Primeiramente, vamos recordar algumas das legislações educacionais brasileiras e, assim, traçar um breve panorama do percurso da Educação Infantil.
Nos últimos anos, a Educação Infantil, no Brasil e no mundo, foi foco de profundas reflexões no campo da legislação, da investigação pedagógica e das políticas públicas governamentais. Desde a Constituição da República Federativa do Brasil, promulgada em 5 de outubro de 1988, tem-se dado atenção a essa etapa do Ensino Básico. Várias obras, documentos e legislações federais e municipais – lembrando que minha análise está voltada à cidade de São Paulo, onde atuo – trouxeram regulamentações e reflexões com o objetivo de que houvesse atenção, cuidado e olhar pedagógico dirigidos a essa faixa etária do desenvolvimento humano, tais como: Estatuto da Criança e do Adolescente (ECA, 1990); Lei de Diretrizes e Bases da Educação Nacional (LDB, 1996); Referencial Curricular Nacional para a Educação Infantil (RCNEI, 1998); Orientações Curriculares: Expectativas de Aprendizagens e Orientações Didáticas para Educação Infantil (2007); Diretrizes Curriculares Nacionais para a Educação Infantil (DCNEI, 2010); Avaliação na Educação Infantil: Aprimorando Olhares (Orientação Normativa 01/2013); Currículo Integrador da Infância Paulistana (2015); Indicadores de Qualidade da Educação Infantil Paulistana (2016); Base Nacional Comum Curricular (BNCC, 2017); Orientação Normativa nº 1, de 6 de fevereiro de 2019, que dispõe sobre os registros na Educação Infantil, publicada no DOC em 07/02/2019; Carta de Intenções, instrumento reflexivo que vem substituir o planejamento anual, até então realizado pelos professores, e o Currículo da Cidade – Educação Infantil, publicado em 2019.
Essa trajetória demonstra a importância da Educação Infantil no desenvolvimento de bebês e crianças e o impacto social que o bom atendimento à primeira infância enseja. Entretanto, para que esse bom atendimento aconteça, é necessário ter em mira a formação dos professores.

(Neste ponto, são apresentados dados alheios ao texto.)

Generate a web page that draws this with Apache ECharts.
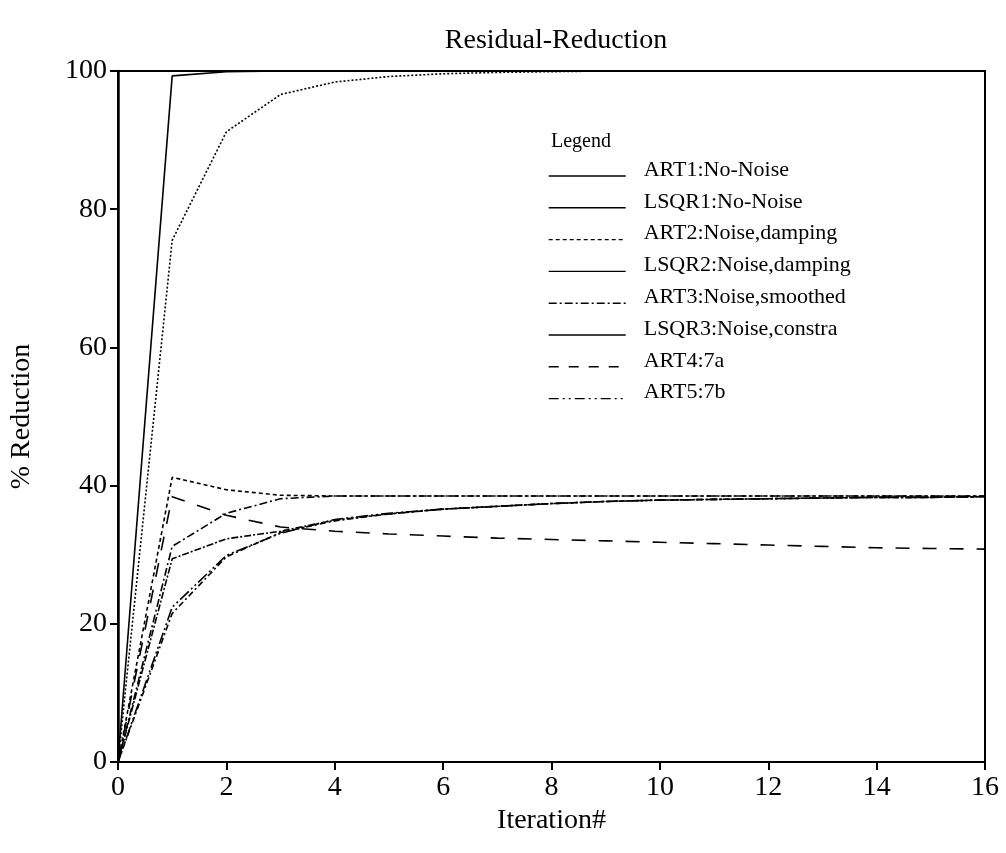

É importante compreender a formação do professor a partir da sua essência, ou seja, analisando a identidade do ser humano, visando conhecer o desenvolvimento em uma análise introspectiva. Sendo assim, faço aqui um novo convite, o de revisitarmos nossa formação inicial e os motivos que nos impulsionaram a nos tornar educadores da infância.